» **THE PROBLEM**
Skip all pictures. Write out the data below from its first line through the line that contains "279, 300, 307];".

┌─ RECORDED DATA

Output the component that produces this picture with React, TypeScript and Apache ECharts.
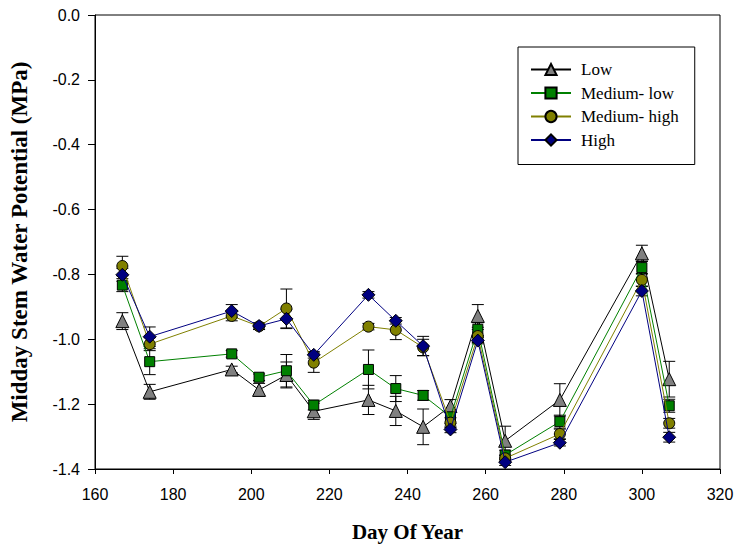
import React, { useEffect, useRef } from "react";
import * as echarts from "echarts";

const days = [167, 174, 195, 202, 209, 216, 230, 237, 244, 251, 258, 265, 279, 300, 307];

const lowValues = [-0.944, -1.162, -1.093, -1.156, -1.11, -1.222, -1.187, -1.221, -1.27, -1.206, -0.928, -1.313, -1.187, -0.735, -1.123];
const lowErrors = [0.026, 0.023, 0.01, 0.02, 0.04, 0.025, 0.045, 0.045, 0.055, 0.02, 0.035, 0.045, 0.05, 0.025, 0.055];

const medLowValues = [-0.833, -1.069, -1.045, -1.117, -1.097, -1.203, -1.093, -1.152, -1.173, -1.239, -0.969, -1.357, -1.254, -0.779, -1.205];
const medLowErrors = [0.02, 0.04, 0.01, 0.01, 0.05, 0.015, 0.06, 0.04, 0.015, 0.02, 0.02, 0.015, 0.02, 0.02, 0.02];

const medHighValues = [-0.774, -1.015, -0.928, -0.96, -0.905, -1.072, -0.961, -0.971, -1.025, -1.257, -0.99, -1.367, -1.292, -0.817, -1.259];
const medHighErrors = [0.03, 0.02, 0.015, 0.01, 0.06, 0.03, 0.01, 0.03, 0.025, 0.015, 0.02, 0.01, 0.015, 0.02, 0.015];

const highValues = [-0.801, -0.992, -0.913, -0.959, -0.937, -1.048, -0.863, -0.943, -1.021, -1.278, -1.004, -1.379, -1.319, -0.851, -1.302];
const highErrors = [0.02, 0.03, 0.02, 0.01, 0.03, 0.01, 0.01, 0.01, 0.03, 0.01, 0.01, 0.01, 0.01, 0.015, 0.015];

const seriesNames = ["Low", "Medium- low", "Medium- high", "High"];
const xTicks = { min: 160, max: 320, interval: 20 };
const yTicks = { min: -1.4, max: 0, interval: 0.2 };

const groups = [
  { name: seriesNames[0], values: lowValues, errors: lowErrors, line: "#000000", fill: "#808080", symbol: "triangle", size: 13 },
  { name: seriesNames[1], values: medLowValues, errors: medLowErrors, line: "#008000", fill: "#008000", symbol: "rect", size: 10 },
  { name: seriesNames[2], values: medHighValues, errors: medHighErrors, line: "#808000", fill: "#808000", symbol: "circle", size: 11 },
  { name: seriesNames[3], values: highValues, errors: highErrors, line: "#000080", fill: "#000080", symbol: "diamond", size: 13 },
];

export default function App() {
  const ref = useRef<HTMLDivElement>(null);
  useEffect(() => {
    if (!ref.current) return;
    const chart = echarts.init(ref.current, undefined, { renderer: "svg" });
    const series: any[] = [];
    groups.forEach((g, gi) => {
      series.push({
        type: "custom",
        name: g.name + "-err",
        z: 1 + gi,
        data: days.map((d, i) => [d, g.values[i], g.errors[i]]),
        encode: { x: 0, y: 1 },
        renderItem: (params: any, api: any) => {
          const x = api.value(0);
          const y = api.value(1);
          const e = api.value(2);
          const top = api.coord([x, y + e]);
          const bot = api.coord([x, y - e]);
          const w = 6;
          const st = { stroke: "#000", lineWidth: 1 };
          return {
            type: "group",
            children: [
              { type: "line", shape: { x1: top[0], y1: top[1], x2: bot[0], y2: bot[1] }, style: st },
              { type: "line", shape: { x1: top[0] - w, y1: top[1], x2: top[0] + w, y2: top[1] }, style: st },
              { type: "line", shape: { x1: bot[0] - w, y1: bot[1], x2: bot[0] + w, y2: bot[1] }, style: st },
            ],
          };
        },
      });
    });
    groups.forEach((g, gi) => {
      series.push({
        type: "line",
        name: g.name,
        z: 10 + gi,
        data: days.map((d, i) => [d, g.values[i]]),
        symbol: g.symbol,
        symbolSize: g.size,
        showAllSymbol: true,
        lineStyle: { color: g.line, width: 1 },
        itemStyle: { color: g.fill, borderColor: "#000", borderWidth: 1 },
      });
    });
    chart.setOption({
      animation: false,
      backgroundColor: "#fff",
      grid: { left: 95, right: 18, top: 15, bottom: 78, show: true, borderColor: "#000", borderWidth: 1 },
      legend: {
        data: seriesNames,
        orient: "vertical",
        left: 518,
        top: 47,
        padding: [14, 16, 16, 12],
        itemGap: 6.5,
        itemWidth: 40,
        itemHeight: 14,
        backgroundColor: "#fff",
        borderColor: "#000",
        borderWidth: 1,
        textStyle: { fontFamily: "Liberation Serif", fontSize: 17, color: "#000", padding: [0, 0, 0, 5] },
      },
      xAxis: {
        type: "value",
        min: xTicks.min,
        max: xTicks.max,
        interval: xTicks.interval,
        name: "Day Of Year",
        nameLocation: "middle",
        nameGap: 52,
        nameTextStyle: { fontFamily: "Liberation Serif", fontWeight: "bold", fontSize: 21, color: "#000" },
        axisLine: { onZero: false, lineStyle: { color: "#000" } },
        axisTick: { inside: false, length: 5, lineStyle: { color: "#000" } },
        axisLabel: { fontFamily: "Liberation Sans", fontSize: 16, color: "#000", margin: 17 },
        splitLine: { show: false },
      },
      yAxis: {
        type: "value",
        min: yTicks.min,
        max: yTicks.max,
        interval: yTicks.interval,
        name: "Midday Stem Water Potential (MPa)",
        nameLocation: "middle",
        nameGap: 64,
        nameRotate: 90,
        nameTextStyle: { fontFamily: "Liberation Serif", fontWeight: "bold", fontSize: 23, color: "#000" },
        axisLine: { onZero: false, lineStyle: { color: "#000" } },
        axisTick: { inside: false, length: 7, lineStyle: { color: "#000" } },
        axisLabel: {
          fontFamily: "Liberation Sans",
          fontSize: 16,
          color: "#000",
          margin: 15,
          formatter: (v: number) => v.toFixed(1),
        },
        splitLine: { show: false },
      },
      series,
    });
    return () => chart.dispose();
  }, []);
  return <div ref={ref} style={{ position: "fixed", left: 0, top: 0, width: 738, height: 547 }} />;
}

└─

» **RESULT OF THE EXERCISE**
Output the component that produces this picture with React, TypeScript and Apache ECharts.
import React, { useEffect, useRef } from "react";
import * as echarts from "echarts";

const days = [167, 174, 195, 202, 209, 216, 230, 237, 244, 251, 258, 265, 279, 300, 307];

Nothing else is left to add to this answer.